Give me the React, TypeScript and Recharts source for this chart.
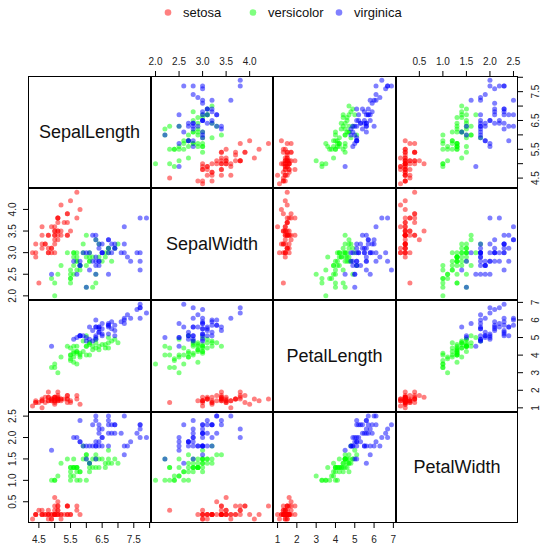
import React from 'react';
import { ScatterChart, Scatter, XAxis, YAxis } from 'recharts';

const speciesNames = ['setosa', 'versicolor', 'virginica'];
const speciesColors = ['#FF0000', '#00FF00', '#0000FF'];
const legendColors = ['#FF8080', '#80FF80', '#8080FF'];

const sepalLength = [
  5.1, 4.9, 4.7, 4.6, 5.0, 5.4, 4.6, 5.0, 4.4, 4.9, 5.4, 4.8, 4.8, 4.3, 5.8, 5.7, 5.4, 5.1, 5.7, 5.1,
  5.4, 5.1, 4.6, 5.1, 4.8, 5.0, 5.0, 5.2, 5.2, 4.7, 4.8, 5.4, 5.2, 5.5, 4.9, 5.0, 5.5, 4.9, 4.4, 5.1,
  5.0, 4.5, 4.4, 5.0, 5.1, 4.8, 5.1, 4.6, 5.3, 5.0,
  7.0, 6.4, 6.9, 5.5, 6.5, 5.7, 6.3, 4.9, 6.6, 5.2, 5.0, 5.9, 6.0, 6.1, 5.6, 6.7, 5.6, 5.8, 6.2, 5.6,
  5.9, 6.1, 6.3, 6.1, 6.4, 6.6, 6.8, 6.7, 6.0, 5.7, 5.5, 5.5, 5.8, 6.0, 5.4, 6.0, 6.7, 6.3, 5.6, 5.5,
  5.5, 6.1, 5.8, 5.0, 5.6, 5.7, 5.7, 6.2, 5.1, 5.7,
  6.3, 5.8, 7.1, 6.3, 6.5, 7.6, 4.9, 7.3, 6.7, 7.2, 6.5, 6.4, 6.8, 5.7, 5.8, 6.4, 6.5, 7.7, 7.7, 6.0,
  6.9, 5.6, 7.7, 6.3, 6.7, 7.2, 6.2, 6.1, 6.4, 7.2, 7.4, 7.9, 6.4, 6.3, 6.1, 7.7, 6.3, 6.4, 6.0, 6.9,
  6.7, 6.9, 5.8, 6.8, 6.7, 6.7, 6.3, 6.5, 6.2, 5.9,
];

const sepalWidth = [
  3.5, 3.0, 3.2, 3.1, 3.6, 3.9, 3.4, 3.4, 2.9, 3.1, 3.7, 3.4, 3.0, 3.0, 4.0, 4.4, 3.9, 3.5, 3.8, 3.8,
  3.4, 3.7, 3.6, 3.3, 3.4, 3.0, 3.4, 3.5, 3.4, 3.2, 3.1, 3.4, 4.1, 4.2, 3.1, 3.2, 3.5, 3.6, 3.0, 3.4,
  3.5, 2.3, 3.2, 3.5, 3.8, 3.0, 3.8, 3.2, 3.7, 3.3,
  3.2, 3.2, 3.1, 2.3, 2.8, 2.8, 3.3, 2.4, 2.9, 2.7, 2.0, 3.0, 2.2, 2.9, 2.9, 3.1, 3.0, 2.7, 2.2, 2.5,
  3.2, 2.8, 2.5, 2.8, 2.9, 3.0, 2.8, 3.0, 2.9, 2.6, 2.4, 2.4, 2.7, 2.7, 3.0, 3.4, 3.1, 2.3, 3.0, 2.5,
  2.6, 3.0, 2.6, 2.3, 2.7, 3.0, 2.9, 2.9, 2.5, 2.8,
  3.3, 2.7, 3.0, 2.9, 3.0, 3.0, 2.5, 2.9, 2.5, 3.6, 3.2, 2.7, 3.0, 2.5, 2.8, 3.2, 3.0, 3.8, 2.6, 2.2,
  3.2, 2.8, 2.8, 2.7, 3.3, 3.2, 2.8, 3.0, 2.8, 3.0, 2.8, 3.8, 2.8, 2.8, 2.6, 3.0, 3.4, 3.1, 3.0, 3.1,
  3.1, 3.1, 2.7, 3.2, 3.3, 3.0, 2.5, 3.0, 3.4, 3.0,
];

const petalLength = [
  1.4, 1.4, 1.3, 1.5, 1.4, 1.7, 1.4, 1.5, 1.4, 1.5, 1.5, 1.6, 1.4, 1.1, 1.2, 1.5, 1.3, 1.4, 1.7, 1.5,
  1.7, 1.5, 1.0, 1.7, 1.9, 1.6, 1.6, 1.5, 1.4, 1.6, 1.6, 1.5, 1.5, 1.4, 1.5, 1.2, 1.3, 1.4, 1.3, 1.5,
  1.3, 1.3, 1.3, 1.6, 1.9, 1.4, 1.6, 1.4, 1.5, 1.4,
  4.7, 4.5, 4.9, 4.0, 4.6, 4.5, 4.7, 3.3, 4.6, 3.9, 3.5, 4.2, 4.0, 4.7, 3.6, 4.4, 4.5, 4.1, 4.5, 3.9,
  4.8, 4.0, 4.9, 4.7, 4.3, 4.4, 4.8, 5.0, 4.5, 3.5, 3.8, 3.7, 3.9, 5.1, 4.5, 4.5, 4.7, 4.4, 4.1, 4.0,
  4.4, 4.6, 4.0, 3.3, 4.2, 4.2, 4.2, 4.3, 3.0, 4.1,
  6.0, 5.1, 5.9, 5.6, 5.8, 6.6, 4.5, 6.3, 5.8, 6.1, 5.1, 5.3, 5.5, 5.0, 5.1, 5.3, 5.5, 6.7, 6.9, 5.0,
  5.7, 4.9, 6.7, 4.9, 5.7, 6.0, 4.8, 4.9, 5.6, 5.8, 6.1, 6.4, 5.6, 5.1, 5.6, 6.1, 5.6, 5.5, 4.8, 5.4,
  5.6, 5.1, 5.1, 5.9, 5.7, 5.2, 5.0, 5.2, 5.4, 5.1,
];

const petalWidth = [
  0.2, 0.2, 0.2, 0.2, 0.2, 0.4, 0.3, 0.2, 0.2, 0.1, 0.2, 0.2, 0.1, 0.1, 0.2, 0.4, 0.4, 0.3, 0.3, 0.3,
  0.2, 0.4, 0.2, 0.5, 0.2, 0.2, 0.4, 0.2, 0.2, 0.2, 0.2, 0.4, 0.1, 0.2, 0.2, 0.2, 0.2, 0.1, 0.2, 0.2,
  0.3, 0.3, 0.2, 0.6, 0.4, 0.3, 0.2, 0.2, 0.2, 0.2,
  1.4, 1.5, 1.5, 1.3, 1.5, 1.3, 1.6, 1.0, 1.3, 1.4, 1.0, 1.5, 1.0, 1.4, 1.3, 1.4, 1.5, 1.0, 1.5, 1.1,
  1.8, 1.3, 1.5, 1.2, 1.3, 1.4, 1.4, 1.7, 1.5, 1.0, 1.1, 1.0, 1.2, 1.6, 1.5, 1.6, 1.5, 1.3, 1.3, 1.3,
  1.2, 1.4, 1.2, 1.0, 1.3, 1.2, 1.3, 1.3, 1.1, 1.3,
  2.5, 1.9, 2.1, 1.8, 2.2, 2.1, 1.7, 1.8, 1.8, 2.5, 2.0, 1.9, 2.1, 2.0, 2.4, 2.3, 1.8, 2.2, 2.3, 1.5,
  2.3, 2.0, 2.0, 1.8, 2.1, 1.8, 1.8, 1.8, 2.1, 1.6, 1.9, 2.0, 2.2, 1.5, 1.4, 2.3, 2.4, 1.8, 1.8, 2.1,
  2.4, 2.3, 1.9, 2.3, 2.5, 2.3, 1.9, 2.0, 2.3, 1.8,
];

const varNames = ['SepalLength', 'SepalWidth', 'PetalLength', 'PetalWidth'];
const varValues = [sepalLength, sepalWidth, petalLength, petalWidth];
const varDomains: [number, number][] = [
  [4.156, 8.044],
  [1.904, 4.496],
  [0.764, 7.136],
  [0.004, 2.596],
];
const varTicks = [
  [4.5, 5.0, 5.5, 6.0, 6.5, 7.0, 7.5, 8.0],
  [2.0, 2.5, 3.0, 3.5, 4.0],
  [1, 2, 3, 4, 5, 6, 7],
  [0.5, 1.0, 1.5, 2.0, 2.5],
];
const varTickLabels = [
  [4.5, 5.5, 6.5, 7.5],
  [2.0, 2.5, 3.0, 3.5, 4.0],
  [1, 2, 3, 4, 5, 6, 7],
  [0.5, 1.0, 1.5, 2.0, 2.5],
];
const varDecimals = [1, 1, 0, 1];

// layout
const colX = [28, 151, 273, 396];
const colW = [123, 122, 123, 122];
const rowY = [76, 188, 300, 412];
const rowH = [112, 112, 112, 111];
const LW = 28;
const RW = 22;
const TH = 30;
const BH = 22;
const PAD = 12;
const FONT = '"Liberation Sans", Arial, Helvetica, sans-serif';

function makeTick(side: 'top' | 'bottom' | 'left' | 'right', v: number) {
  return (props: any) => {
    const { x, y, payload } = props;
    const val = payload.value as number;
    if (!varTickLabels[v].some((l) => Math.abs(l - val) < 1e-9)) return <g />;
    const s = val.toFixed(varDecimals[v]);
    const common = { fontSize: 10, fontFamily: FONT, fill: '#222', textAnchor: 'middle' as const };
    if (side === 'top') {
      return <text x={x} y={y} {...common}>{s}</text>;
    }
    if (side === 'bottom') {
      return <text x={x} y={y + 8} {...common}>{s}</text>;
    }
    return (
      <text x={x} y={y} transform={`rotate(-90 ${x} ${y})`} {...common}>
        {s}
      </text>
    );
  };
}

function Panel({ r, c }: { r: number; c: number }) {
  const hasTop = r === 0 && c % 2 === 1;
  const hasBottom = r === 3 && c % 2 === 0;
  const hasLeft = c === 0 && r % 2 === 1;
  const hasRight = c === 3 && r % 2 === 0;
  const padL = hasLeft ? 0 : PAD;
  const padR = hasRight ? 0 : PAD;
  const padT = hasTop ? 0 : PAD;
  const padB = hasBottom ? 0 : PAD;
  const w = colW[c] + (hasLeft ? LW : 0) + (hasRight ? RW : 0) + padL + padR;
  const h = rowH[r] + (hasTop ? TH : 0) + (hasBottom ? BH : 0) + padT + padB;
  const left = colX[c] - (hasLeft ? LW : 0) - padL;
  const top = rowY[r] - (hasTop ? TH : 0) - padT;
  const xs = varValues[c];
  const ys = varValues[r];
  const seriesData = speciesNames.map((_, s) =>
    xs.slice(s * 50, s * 50 + 50).map((xv, i) => ({ x: xv, y: ys[s * 50 + i] }))
  );
  const tickLine = { stroke: '#000', strokeWidth: 1 };
  return (
    <div style={{ position: 'absolute', left, top, width: w, height: h }}>
      <ScatterChart width={w} height={h} margin={{ top: padT, right: padR, bottom: padB, left: padL }}>
        <XAxis
          type="number"
          dataKey="x"
          domain={varDomains[c]}
          allowDataOverflow
          ticks={varTicks[c]}
          interval={0}
          hide={!(hasTop || hasBottom)}
          orientation={hasTop ? 'top' : 'bottom'}
          height={hasTop ? TH : BH}
          axisLine={false}
          tickLine={tickLine}
          tickSize={5}
          tickMargin={hasTop ? 6 : 7}
          tick={makeTick(hasTop ? 'top' : 'bottom', c)}
        />
        <YAxis
          type="number"
          dataKey="y"
          domain={varDomains[r]}
          allowDataOverflow
          ticks={varTicks[r]}
          interval={0}
          hide={!(hasLeft || hasRight)}
          orientation={hasRight ? 'right' : 'left'}
          width={hasRight ? RW : LW}
          axisLine={false}
          tickLine={tickLine}
          tickSize={5}
          tickMargin={hasRight ? 16 : 7}
          tick={makeTick(hasRight ? 'right' : 'left', r)}
        />
        {speciesNames.map((name, s) => (
          <Scatter
            key={name}
            name={name}
            data={seriesData[s]}
            isAnimationActive={false}
            shape={(p: any) => (
              <circle cx={p.cx} cy={p.cy} r={2.5} fill={speciesColors[s]} fillOpacity={0.5} />
            )}
          />
        ))}
      </ScatterChart>
    </div>
  );
}

export default function App() {
  const cells: React.ReactNode[] = [];
  const boxes: React.ReactNode[] = [];
  for (let r = 0; r < 4; r++) {
    for (let c = 0; c < 4; c++) {
      if (r === c) {
        cells.push(
          <div
            key={`d${r}`}
            style={{
              position: 'absolute',
              left: colX[c],
              top: rowY[r],
              width: colW[c],
              height: rowH[r],
              display: 'flex',
              alignItems: 'center',
              justifyContent: 'center',
              fontFamily: FONT,
              fontSize: 18,
              color: '#111',
            }}
          >
            {varNames[r]}
          </div>
        );
      } else {
        cells.push(<Panel key={`p${r}${c}`} r={r} c={c} />);
      }
      boxes.push(
        <div
          key={`b${r}${c}`}
          style={{
            position: 'absolute',
            left: colX[c],
            top: rowY[r],
            width: colW[c],
            height: rowH[r],
            boxSizing: 'border-box',
            border: '1px solid #000',
            pointerEvents: 'none',
          }}
        />
      );
    }
  }
  const legendDotX = [168, 253, 339];
  const legendTextX = [183, 268, 354];
  return (
    <div style={{ position: 'absolute', left: 0, top: 0, width: 540, height: 545, background: '#fff', overflow: 'hidden' }}>
      <svg style={{ position: 'absolute', left: 0, top: 0 }} width={540} height={30}>
        {speciesNames.map((name, s) => (
          <g key={name}>
            <circle cx={legendDotX[s]} cy={12.5} r={3.3} fill={legendColors[s]} />
            <text x={legendTextX[s]} y={17} fontSize={13} fontFamily={FONT} fill="#111">
              {name}
            </text>
          </g>
        ))}
      </svg>
      {cells}
      {boxes}
    </div>
  );
}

_ _ _ _ _

Exercise brief: Skip the pictures and restate exactly the lines from the beginning of the listing to the line with "Scatter, XAxis, YAxis", that line included.

Answer below:
Give me the React, TypeScript and Recharts source for this chart.
import React from 'react';
import { ScatterChart, Scatter, XAxis, YAxis } from 'recharts';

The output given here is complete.